Exercise input —
** BEGIN **

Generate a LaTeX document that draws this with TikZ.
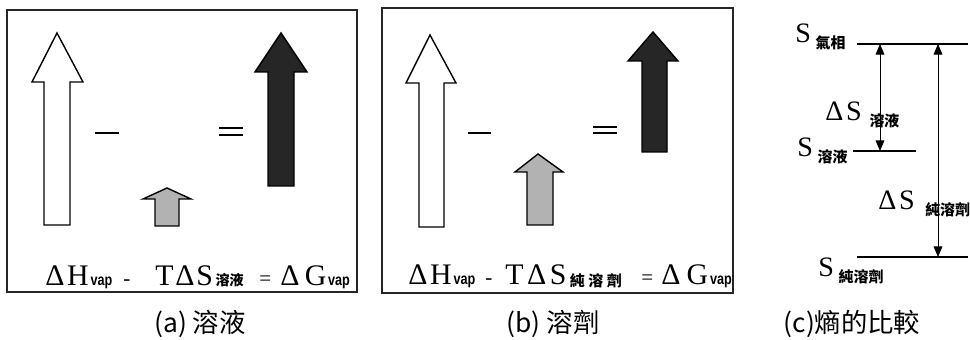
\documentclass[tikz,border=0pt]{standalone}
\usepackage{fontspec}
\setmainfont{Liberation Serif}
\newfontfamily\vapfont{Liberation Sans}
\newfontfamily\cjkfont{Noto Sans CJK TC}
\usetikzlibrary{positioning, arrows.meta}

\newcommand{\vap}{\kern1pt\scalebox{0.8}[1]{\fontsize{9}{10}\selectfont\vapfont\bfseries vap}}
\newcommand{\zsub}[3][8.5]{\raisebox{#2}{\fontsize{#1}{9}\selectfont\cjkfont\bfseries #3}}

\begin{document}
\begin{tikzpicture}[x=0.02cm, y=-0.02cm, >={Triangle[length=6pt,width=5pt]},
          panel/.style={draw=black!85, line width=0.8pt},
          hollow/.style={draw, line width=0.8pt, fill=white},
          grey/.style={draw, line width=0.8pt, fill=black!30},
          dark/.style={draw, line width=0.8pt, fill=black!85},
          sign/.style={line width=1pt},
          eqn/.style={anchor=base west, inner sep=0pt, font=\fontsize{17}{19}\selectfont},
          op/.style={anchor=base west, inner sep=0pt, font=\fontsize{12}{14}\selectfont},
          lab/.style={anchor=base west, inner sep=0pt, font=\fontsize{16}{18}\selectfont},
          level/.style={line width=0.7pt},
          caption/.style={font=\fontsize{15}{17}\selectfont\cjkfont}
        ]
        \useasboundingbox (0,0) rectangle (970,340);

        % (a) solution
        \draw[panel] (7,10) rectangle (357,292);
        \draw[hollow] (44,225) -- (44,82) -- (32,82) -- (57,33) -- (83,82) -- (70,82) -- (70,225) -- cycle;
        \draw[sign] (95,133) -- (119,133);
        \draw[grey] (155,226) -- (155,199) -- (143,199) -- (167,188) -- (191,199) -- (179,199) -- (179,226) -- cycle;
        \draw[sign] (219,128) -- (243,128);
        \draw[sign] (219,135) -- (243,135);
        \draw[dark] (268,186) -- (268,72) -- (255,72) -- (281,33) -- (307,72) -- (294,72) -- (294,186) -- cycle;

        \node[eqn] (Ha) at (45,286) {Δ\kern1.5pt H\vap};
        \node[op]  (ma) at (123,286) {-};
        \node[eqn] (Sa) at (155,286) {T\kern1pt Δ\kern1pt S\kern1.5pt\zsub[8]{0pt}{溶液}};
        \node[op]  (ea) at (259,286) {=};
        \node[eqn] (Ga) at (280,286) {Δ\kern3pt G\vap};

        % (b) solvent
        \draw[panel] (382,8) rectangle (733,293);
        \draw[hollow] (419,227) -- (419,83) -- (406,83) -- (430,35) -- (456,83) -- (444,83) -- (444,227) -- cycle;
        \draw[sign] (468,133) -- (491,133);
        \draw[grey] (527,225) -- (527,172) -- (515,172) -- (538,154) -- (563,172) -- (553,172) -- (553,225) -- cycle;
        \draw[sign] (593,127) -- (617,127);
        \draw[sign] (593,133) -- (617,133);
        \draw[dark] (642,152) -- (642,61) -- (628,61) -- (653,32) -- (678,61) -- (667,61) -- (667,152) -- cycle;

        \node[eqn] (Hb) at (408,285) {Δ\kern1.5pt H\vap};
        \node[op]  (mb) at (485,285) {-};
        \node[eqn] (Sb) at (505,285) {T\kern2pt Δ\kern2pt S\kern2pt\zsub[8.5]{-1pt}{純\kern2pt 溶\kern2pt 劑}};
        \node[op]  (eb) at (641,285) {=};
        \node[eqn] (Gb) at (661,285) {Δ\kern3.5pt G\vap};

        % (c) entropy levels
        \coordinate (gasL) at (857,44);
        \coordinate (gasR) at (968,44);
        \coordinate (solL) at (853,151);
        \coordinate (solR) at (916,151);
        \coordinate (pureL) at (857,257);
        \coordinate (pureR) at (968,257);
        \coordinate (d1top) at (880,44);
        \coordinate (d1bot) at (880,151);
        \coordinate (d2top) at (938,44);
        \coordinate (d2bot) at (938,257);

        \draw[level] (gasL) -- (gasR);
        \draw[level] (solL) -- (solR);
        \draw[level] (pureL) -- (pureR);
        \draw[<->, thin] (d1top) -- (d1bot);
        \draw[<->, thin] (d2top) -- (d2bot);

        \node[lab] (Sgas)  at (795,43)  {S\,\zsub{-3pt}{氣相}};
        \node[lab] (dSsol) at (825,121) {Δ\kern1.5pt S\;\zsub{-3pt}{溶液}};
        \node[lab] (Ssol)  at (797,157) {S\,\zsub{-3pt}{溶液}};
        \node[lab] (dSpur) at (878,210) {Δ\kern1.5pt S\kern6pt\zsub{-3pt}{純溶劑}};
        \node[lab] (Spur)  at (818,277) {S\,\zsub{-3pt}{純溶劑}};

        % captions
        \node[caption] (capa) at (200,324) {(a) 溶液};
        \node[caption] (capb) at (553,324) {(b) 溶劑};
        \node[caption] (capc) at (852,324) {(c)熵的比較};
\end{tikzpicture}
\end{document}
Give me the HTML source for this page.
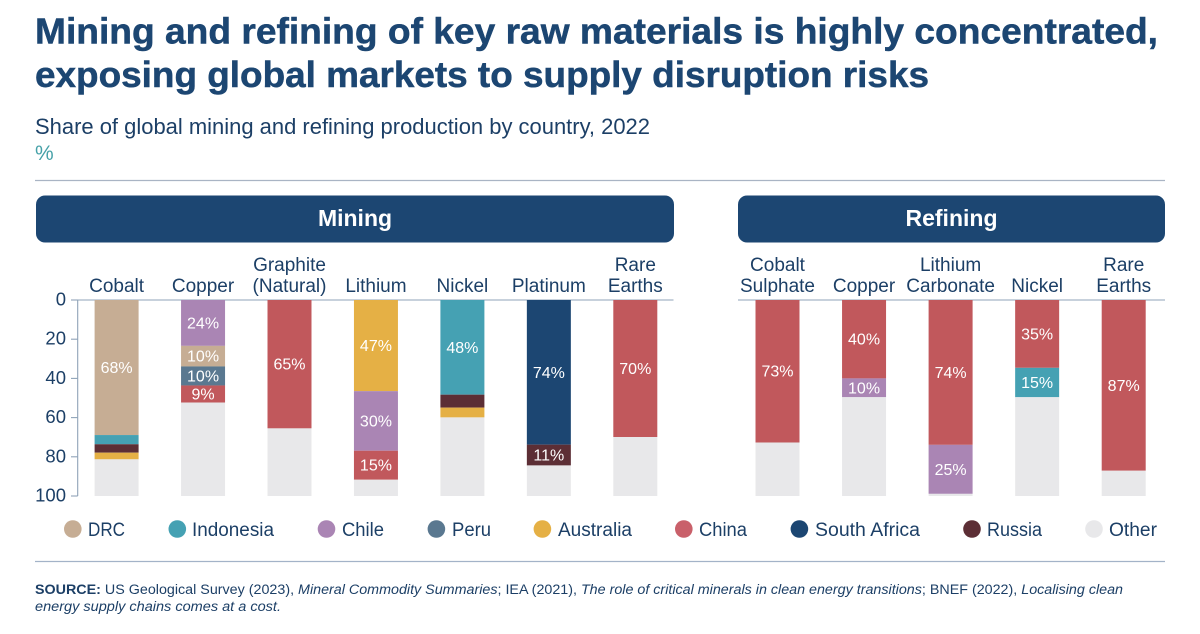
<!DOCTYPE html>
<html lang="en">
<head>
<meta charset="utf-8">
<title>Mining and refining concentration</title>
<style>
html,body{margin:0;padding:0;background:#fff;width:1200px;height:634px;overflow:hidden}
svg{display:block;font-family:"Liberation Sans",sans-serif}
.title{font-size:36px;font-weight:bold;fill:#1c4672;stroke:#1c4672;stroke-width:.5px}
.sub{font-size:22px;fill:#1c3f66}
.panel{font-size:23px;font-weight:bold;fill:#fff;text-anchor:middle}
.leg{font-size:19px;fill:#1c3f66}
.src{font-size:13.5px;fill:#1c3f66}
.cat{font-size:19px;fill:#1c3f66;text-anchor:middle}
.tick{font-size:18.5px;fill:#1c3f66;text-anchor:end}
.val{font-size:16px;fill:#fff;text-anchor:middle}
</style>
</head>
<body>
<svg id="chart" xmlns="http://www.w3.org/2000/svg" width="1200" height="634" viewBox="0 0 1200 634">
  <text class="title" x="35" y="43.5" textLength="1123" lengthAdjust="spacingAndGlyphs">Mining and refining of key raw materials is highly concentrated,</text>
  <text class="title" x="35" y="87" textLength="894" lengthAdjust="spacingAndGlyphs">exposing global markets to supply disruption risks</text>
  <text class="sub" x="35" y="134" textLength="615" lengthAdjust="spacingAndGlyphs">Share of global mining and refining production by country, 2022</text>
  <text class="sub" x="35" y="160" style="fill:#45a1a8;font-size:21px">%</text>
  <line x1="35" x2="1165" y1="180.5" y2="180.5" stroke="#a9b4c4" stroke-width="1.2"/>

  <rect x="36" y="195.5" width="638" height="47" rx="9" fill="#1c4672"/>
  <text class="panel" x="355" y="226">Mining</text>
  <rect x="738" y="195.5" width="427" height="47" rx="9" fill="#1c4672"/>
  <text class="panel" x="951.5" y="226">Refining</text>

  <g id="plot"></g>

  <g>
    <g><circle cx="72.8" cy="529" r="8.8" fill="#c6ad94"/><text class="leg" x="88" y="536" textLength="37" lengthAdjust="spacingAndGlyphs">DRC</text></g>
    <g><circle cx="177.3" cy="529" r="8.8" fill="#45a1b3"/><text class="leg" x="192" y="536" textLength="82" lengthAdjust="spacingAndGlyphs">Indonesia</text></g>
    <g><circle cx="326.5" cy="529" r="8.8" fill="#aa85b4"/><text class="leg" x="342" y="536" textLength="42" lengthAdjust="spacingAndGlyphs">Chile</text></g>
    <g><circle cx="436.4" cy="529" r="8.8" fill="#5a7890"/><text class="leg" x="452" y="536" textLength="39" lengthAdjust="spacingAndGlyphs">Peru</text></g>
    <g><circle cx="542.4" cy="529" r="8.8" fill="#e5b045"/><text class="leg" x="558" y="536" textLength="74" lengthAdjust="spacingAndGlyphs">Australia</text></g>
    <g><circle cx="683.8" cy="529" r="8.8" fill="#c9606a"/><text class="leg" x="699" y="536" textLength="48" lengthAdjust="spacingAndGlyphs">China</text></g>
    <g><circle cx="799.4" cy="529" r="8.8" fill="#1c4672"/><text class="leg" x="815" y="536" textLength="105" lengthAdjust="spacingAndGlyphs">South Africa</text></g>
    <g><circle cx="972" cy="529" r="8.8" fill="#5c2e35"/><text class="leg" x="987" y="536" textLength="55" lengthAdjust="spacingAndGlyphs">Russia</text></g>
    <g><circle cx="1094" cy="529" r="8.8" fill="#e8e8ea"/><text class="leg" x="1109" y="536" textLength="48" lengthAdjust="spacingAndGlyphs">Other</text></g>
  </g>

  <line x1="35" x2="1165" y1="561.5" y2="561.5" stroke="#a3b3c8" stroke-width="1.2"/>
  <text class="src" x="35" y="594" textLength="1088" lengthAdjust="spacingAndGlyphs"><tspan font-weight="bold">SOURCE:</tspan> US Geological Survey (2023), <tspan font-style="italic">Mineral Commodity Summaries</tspan>; IEA (2021), <tspan font-style="italic">The role of critical minerals in clean energy transitions</tspan>; BNEF (2022), <tspan font-style="italic">Localising clean</tspan></text>
  <text class="src" x="35" y="611" font-style="italic" textLength="246" lengthAdjust="spacingAndGlyphs">energy supply chains comes at a cost.</text>
</svg>
<script>
const yTickValues = [0, 20, 40, 60, 80, 100];

const miningCategories = ['Cobalt', 'Copper', 'Graphite|(Natural)', 'Lithium', 'Nickel', 'Platinum', 'Rare|Earths'];
const miningCountries = [
  ['DRC', 'Indonesia', 'Russia', 'Australia', 'Other'],
  ['Chile', 'DRC', 'Peru', 'China', 'Other'],
  ['China', 'Other'],
  ['Australia', 'Chile', 'China', 'Other'],
  ['Indonesia', 'Russia', 'Australia', 'Other'],
  ['South Africa', 'Russia', 'Other'],
  ['China', 'Other']
];
const miningValues = [
  [68.9, 4.7, 4.3, 3.4, 18.7],
  [23.4, 10.5, 9.7, 8.7, 47.7],
  [65.5, 34.5],
  [46.5, 30.4, 14.8, 8.3],
  [48.3, 6.6, 5, 40.1],
  [73.8, 10.6, 15.6],
  [69.9, 30.1]
];
const miningLabels = [
  ['68%', '', '', '', ''],
  ['24%', '10%', '10%', '9%', ''],
  ['65%', ''],
  ['47%', '30%', '15%', ''],
  ['48%', '', '', ''],
  ['74%', '11%', ''],
  ['70%', '']
];

const refiningCategories = ['Cobalt|Sulphate', 'Copper', 'Lithium|Carbonate', 'Nickel', 'Rare|Earths'];
const refiningCountries = [
  ['China', 'Other'],
  ['China', 'Chile', 'Other'],
  ['China', 'Chile', 'Other'],
  ['China', 'Indonesia', 'Other'],
  ['China', 'Other']
];
const refiningValues = [
  [72.7, 27.3],
  [40, 9.6, 50.4],
  [73.9, 25, 1.1],
  [34.6, 15, 50.4],
  [87.1, 12.9]
];
const refiningLabels = [
  ['73%', ''],
  ['40%', '10%', ''],
  ['74%', '25%', ''],
  ['35%', '15%', ''],
  ['87%', '']
];

const countryColors = {
  'DRC': '#c6ad94', 'Indonesia': '#45a1b3', 'Chile': '#aa85b4', 'Peru': '#5a7890',
  'Australia': '#e5b045', 'China': '#c1585c', 'South Africa': '#1c4672', 'Russia': '#5c2e35', 'Other': '#e8e8ea'
};

const NS = 'http://www.w3.org/2000/svg';
const plot = document.getElementById('plot');
const axisTop = 300, axisBottom = 496, axisMax = 100, barWidth = 44;
const yScale = v => axisTop + (v / axisMax) * (axisBottom - axisTop);
const slug = s => s.toLowerCase().replace(/[^a-z0-9]+/g, '-').replace(/^-|-$/g, '');

function make(tag, attrs, text) {
  const el = document.createElementNS(NS, tag);
  for (const k in attrs) el.setAttribute(k, attrs[k]);
  if (text !== undefined) el.textContent = text;
  plot.appendChild(el);
  return el;
}

function drawPanel(panel, categories, countries, values, labels, firstX, step, x1, x2) {
  const xScale = i => firstX + i * step;
  const baseline = make('line', { x1: x1, x2: x2, y1: axisTop, y2: axisTop, stroke: '#8fa3b8', 'stroke-width': 1.1 });
  
  
  categories.forEach((cat, i) => {
    const cx = xScale(i) + barWidth / 2;
    const lines = cat.split('|');
    lines.forEach((ln, j) => {
      const t = make('text', { class: 'cat', x: cx, y: 292 - 21 * (lines.length - 1 - j) }, ln);
      
      
    });
    let cum = 0;
    const rects = [];
    values[i].forEach((v, k) => {
      const y0 = yScale(cum), y1 = yScale(cum + v);
      const r = make('rect', { x: xScale(i), y: y0, width: barWidth, height: y1 - y0, fill: countryColors[countries[i][k]] });
      
      
      rects.push([y0, y1]);
      cum += v;
    });
    labels[i].forEach((lab, k) => {
      if (!lab) return;
      const t = make('text', { class: 'val', x: cx, y: (rects[k][0] + rects[k][1]) / 2 + 5.5 }, lab);
      
      
    });
  });
}

function drawYAxis() {
  const axis = make('line', { x1: 77.7, x2: 77.7, y1: axisTop, y2: axisBottom, stroke: '#8fa3b8', 'stroke-width': 1.1 });
  
  
  yTickValues.forEach(v => {
    const y = yScale(v);
    const tick = make('line', { x1: 71, x2: 77.7, y1: y, y2: y, stroke: '#8fa3b8', 'stroke-width': 1.1 });
    
    
    const t = make('text', { class: 'tick', x: 66, y: y + 5.5 }, String(v));
    
    
  });
}

drawPanel('mining', miningCategories, miningCountries, miningValues, miningLabels, 94.6, 86.45, 71, 673.5);
drawPanel('refining', refiningCategories, refiningCountries, refiningValues, refiningLabels, 755.5, 86.55, 738, 1165);
drawYAxis();
</script>
</body>
</html>
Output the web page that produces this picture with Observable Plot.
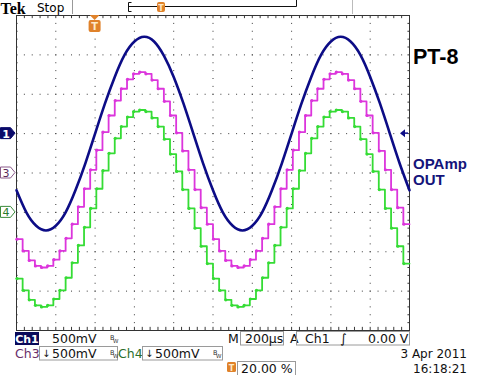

** END **

Given task — Repeat exactly and only the lines from the start of the data above through the line that holds "(Ga) at (280,286)", inclusive. Pictures do not belong in the copy.

Problem solution —
Generate a LaTeX document that draws this with TikZ.
\documentclass[tikz,border=0pt]{standalone}
\usepackage{fontspec}
\setmainfont{Liberation Serif}
\newfontfamily\vapfont{Liberation Sans}
\newfontfamily\cjkfont{Noto Sans CJK TC}
\usetikzlibrary{positioning, arrows.meta}

\newcommand{\vap}{\kern1pt\scalebox{0.8}[1]{\fontsize{9}{10}\selectfont\vapfont\bfseries vap}}
\newcommand{\zsub}[3][8.5]{\raisebox{#2}{\fontsize{#1}{9}\selectfont\cjkfont\bfseries #3}}

\begin{document}
\begin{tikzpicture}[x=0.02cm, y=-0.02cm, >={Triangle[length=6pt,width=5pt]},
          panel/.style={draw=black!85, line width=0.8pt},
          hollow/.style={draw, line width=0.8pt, fill=white},
          grey/.style={draw, line width=0.8pt, fill=black!30},
          dark/.style={draw, line width=0.8pt, fill=black!85},
          sign/.style={line width=1pt},
          eqn/.style={anchor=base west, inner sep=0pt, font=\fontsize{17}{19}\selectfont},
          op/.style={anchor=base west, inner sep=0pt, font=\fontsize{12}{14}\selectfont},
          lab/.style={anchor=base west, inner sep=0pt, font=\fontsize{16}{18}\selectfont},
          level/.style={line width=0.7pt},
          caption/.style={font=\fontsize{15}{17}\selectfont\cjkfont}
        ]
        \useasboundingbox (0,0) rectangle (970,340);

        % (a) solution
        \draw[panel] (7,10) rectangle (357,292);
        \draw[hollow] (44,225) -- (44,82) -- (32,82) -- (57,33) -- (83,82) -- (70,82) -- (70,225) -- cycle;
        \draw[sign] (95,133) -- (119,133);
        \draw[grey] (155,226) -- (155,199) -- (143,199) -- (167,188) -- (191,199) -- (179,199) -- (179,226) -- cycle;
        \draw[sign] (219,128) -- (243,128);
        \draw[sign] (219,135) -- (243,135);
        \draw[dark] (268,186) -- (268,72) -- (255,72) -- (281,33) -- (307,72) -- (294,72) -- (294,186) -- cycle;

        \node[eqn] (Ha) at (45,286) {Δ\kern1.5pt H\vap};
        \node[op]  (ma) at (123,286) {-};
        \node[eqn] (Sa) at (155,286) {T\kern1pt Δ\kern1pt S\kern1.5pt\zsub[8]{0pt}{溶液}};
        \node[op]  (ea) at (259,286) {=};
        \node[eqn] (Ga) at (280,286) {Δ\kern3pt G\vap};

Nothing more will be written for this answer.